Today, there are some very talented MWAC types of family shooters who use really cute little Etsy-bought hats and headbands, and are shooting with infants in wicker baskets, and all sorts of nicely painted baskets and tubs and washtubs and such. The thing a lot of people don't realize is how fall-prone and tippy infants are until they are 13-14 months old.


----------



## Big Mike (May 17, 2010)

I built a baby posing stand.  It's basically a heavy duty hinged 'sidewalk sign' with an adjustable shelf on one side.  The parent can hold the baby from behind while I get an upper body shot of the baby.  This is, of course, after they are able to hold their head up.

Another prop I've used is a 'Bumbo' chair.  It's a foam seat that can hold a baby is a sitting position.  We mainly used this as my son's first high-chair, but it works to hold them up for portraits as well.


----------



## mammarazzi (May 17, 2010)

I just use a bean bag especially for newborns. It conforms to your needs and also gets them up a little higher for more comfortable shooting. Here is a link to an example. Also a space heater is a must for small infants.

http://farm5.static.flickr.com/4021/4252051871_6639928b8e.jpg


----------



## GFruge (May 17, 2010)

Great idea on the bean bag.

Sorry about the photos here, but this gets an idea of what I'm going to work with here.  This is my all purpose workshop / Studio.

I work offshore and currently there right now, that's why the truck is in there.  I'll get more photos of how it actually looks when the truck is out and the lights are setup.  The ceiling is low (8'), but the boom works ok for subjects when they're sitting.

The studio stuff is coming along, but I'd much rather shoot outside.

Notice the ceiling (Corrugated Tin), do you think I'll have an issue with it?

Disclaimer, this is not my shooting, it was my wife (I swear).


----------



## Nicholas James Photo (May 19, 2010)

Why is your garage so neat and tidy? Mine looks like a bomb has hit it.....


----------



## GFruge (May 19, 2010)

Only because I'm a neat freak.  Everything that I have is in order, with the exception for my office.  My desk looks like a bomb.

I'll take more photos of the area when I return home.  I'll show photos of how it looks when the lawn tractor and truck are not in there.  Also, I'll show photos with the paper down and lights around.

The only issue I run into at the moment is my hairlight boom.  I'd rather a rail system, but the rail systems recommends having more than 8' ceilings.  My shop unfortunately only has 8' ceiling.


----------



## KmH (May 19, 2010)

GFruge said:


> ...Notice the ceiling (Corrugated Tin), do you think I'll have an issue with it?

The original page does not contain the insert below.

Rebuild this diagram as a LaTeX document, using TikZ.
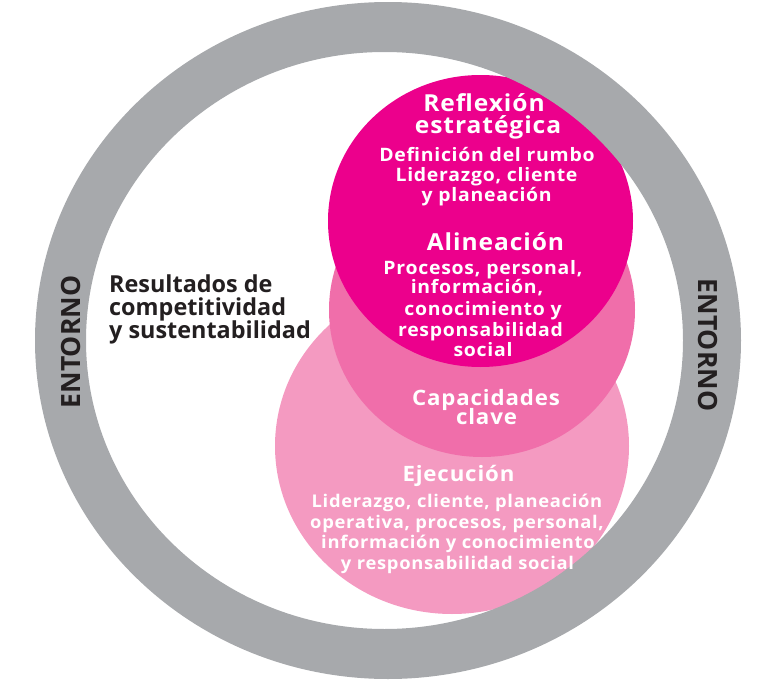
\documentclass[tikz,border=0pt]{standalone}
\usepackage{fontspec}
\setmainfont{Open Sans}
\newfontfamily\tracked{Open Sans}[FakeStretch=1.05, LetterSpace=4]
\definecolor{ringgray}{HTML}{A7A9AC}
\definecolor{magentaA}{HTML}{EC008C}
\definecolor{pinkB}{HTML}{F06EAA}
\definecolor{pinkC}{HTML}{F49AC1}
\definecolor{darktext}{HTML}{231F20}
\tikzset{
  ttl/.style={anchor=base, inner sep=0pt, text=white, font=\tracked\fontsize{23.4}{23.4}\selectfont\bfseries},
  sub/.style={anchor=base, inner sep=0pt, text=white, font=\tracked\fontsize{18.5}{18.5}\selectfont\bfseries},
  ttlb/.style={anchor=base, inner sep=0pt, text=white, font=\tracked\fontsize{21.2}{21.2}\selectfont\bfseries},
  subb/.style={anchor=base, inner sep=0pt, text=white, font=\tracked\fontsize{17.5}{17.5}\selectfont\bfseries},
  lefttxt/.style={anchor=base west, inner sep=0pt, text=darktext, font=\fontsize{23.4}{23.4}\selectfont\bfseries},
  entorno/.style={inner sep=0pt, text=darktext, font=\fontsize{26.5}{26.5}\selectfont\bfseries}
}
\begin{document}
\begin{tikzpicture}[x=1pt,y=-1pt]
\useasboundingbox (0,0) rectangle (764,696);
% circles
\fill[pinkC] (452,446) ellipse [x radius=177, y radius=168];
\fill[pinkB] (482,310) ellipse [x radius=153, y radius=147];
\fill[magentaA] (480.5,221) ellipse [x radius=152.5, y radius=146];
% ring
\fill[ringgray, even odd rule] (388,340.5) ellipse [x radius=353, y radius=338.5]
  (384.5,340.5) ellipse [x radius=298.5, y radius=288.5];
% Reflexion
\node[ttl] (r1) at (484,111.7) {Reflexión};
\node[ttl] (r2) at (488,133.3) {estratégica};
\node[sub] (r3) at (487,161.7) {Definición del rumbo};
\node[sub] (r4) at (486.5,181.7) {Liderazgo, cliente};
\node[sub] (r5) at (486.7,201.7) {y planeación};
% Alineacion
\node[ttl] (a1) at (495.5,250) {Alineación};
\node[sub] (a2) at (483,274.3) {Procesos, personal,};
\node[sub] (a3) at (477,293.8) {información,};
\node[sub] (a4) at (483,315.5) {conocimiento y};
\node[sub] (a5) at (480.5,336.5) {responsabilidad};
\node[sub] (a6) at (483,356.7) {social};
% Capacidades
\node[ttlb] (c1) at (486,405) {Capacidades};
\node[ttlb] (c2) at (486.5,424.5) {clave};
% Ejecucion
\node[ttlb] (e1) at (458.5,481.7) {Ejecución};
\node[subb] (e2) at (457,507.7) {Liderazgo, cliente, planeación};
\node[subb] (e3) at (457,528.3) {operativa, procesos, personal,};
\node[subb] (e4) at (458,548.3) {información y conocimiento};
\node[subb] (e5) at (457.5,569) {y responsabilidad social};
% left text
\node[lefttxt] (t1) at (109,292) {Resultados de};
\node[lefttxt] (t2) at (109,315) {competitividad};
\node[lefttxt] (t3) at (109,338) {y sustentabilidad};
% entorno
\node[entorno, rotate=90] (en1) at (71,342) {ENTORNO};
\node[entorno, rotate=-90] (en2) at (708,345) {ENTORNO};
\end{tikzpicture}
\end{document}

Yes, I think you'll have issues with the reflectivity and curves of the corrugated ceiling, and with the brown walls too.

To quote Darrel: "I painted my entire garage medium gray....walls and ceiling."

I painted my in-home studio walls medium gray too, though I opted to paint the 8' ceiling flat white after covering it with a rough fiberboard material.

Does the window face North?


----------



## GFruge (May 19, 2010)

Excellent idea on the medium gray.  I'm going to bring my whitebalance card to the paint store and try to match it.  I kinda figured I'd run into troubles with the ceiling being that material.  I'm going to have to think of how I can correct that issue.  I shouldn't need to cover all of my ceiling with some other material, maybe just the 1st 10'.  What's your thoughts on this?  I may have to go with a fiberboard of some sort as well.

What do you think of maybe putting a rail system up there or just using the current boom that I have?


----------



## magkelly (May 19, 2010)

I second the bean bag chair. I've done that and it works very well.


----------



## Derrel (May 19, 2010)

I think I see some weird light reflections on the wall in photo #1, by the extension cords: those streaks on the wall look like undiffused camera flash hitting the ceiling metal,and reflecting. I think you could paint the ceiling metal white,black,or gray and get rid of problems with reflections off of the metal sheeting. I do not think it would be necessary to cover the metal. You could, probably just as easily, tightly stretch a fabric at ceiling level, and get rid of any reflection potential with something as low-tech as even a bed sheet suspended on cord. But somehow, I'd want to cancel the reflection potential/problems that could come from having light hitting reflective metal. On the garage door I also see some streaks that look like they too might be reflections coming off of the ceiling metal.


----------



## GFruge (May 19, 2010)

Very good eye, because that's exactly what that is.  I have another photo of the workbench at the front of the shop and there's streaking all over the place.  I'll definitely have to see about that problem.

Maybe like you said, just put paint over it to cancel the reflecting effect.  You guys are genious.  I've always shot in a studio that was already setup.  Only bad thing is I didn't pay attention to what all was done to eliminate problems.

As I continue to progress with the project, I'll continue asking questions and posting photos.  One thing I hate is to spend lots of money on something, then have to go over what I've done and spend lots more money to correct a problem that I created.  You guys are giving great suggestions.

As mentioned, I'll post what I'm trying to do and send photos of the progress.  Most of my progress will be during the 2 weeks while I'm home.

Thanks again,


----------



## DanEitreim (Jun 5, 2010)

I don't know what sort of lighting you are using, but if you are shooting kids I'd recommend mounting your lights on the ceiling. There are track systems available. If you use stands, it's only a matter of time before someone knocks it over or trips on a cord.


----------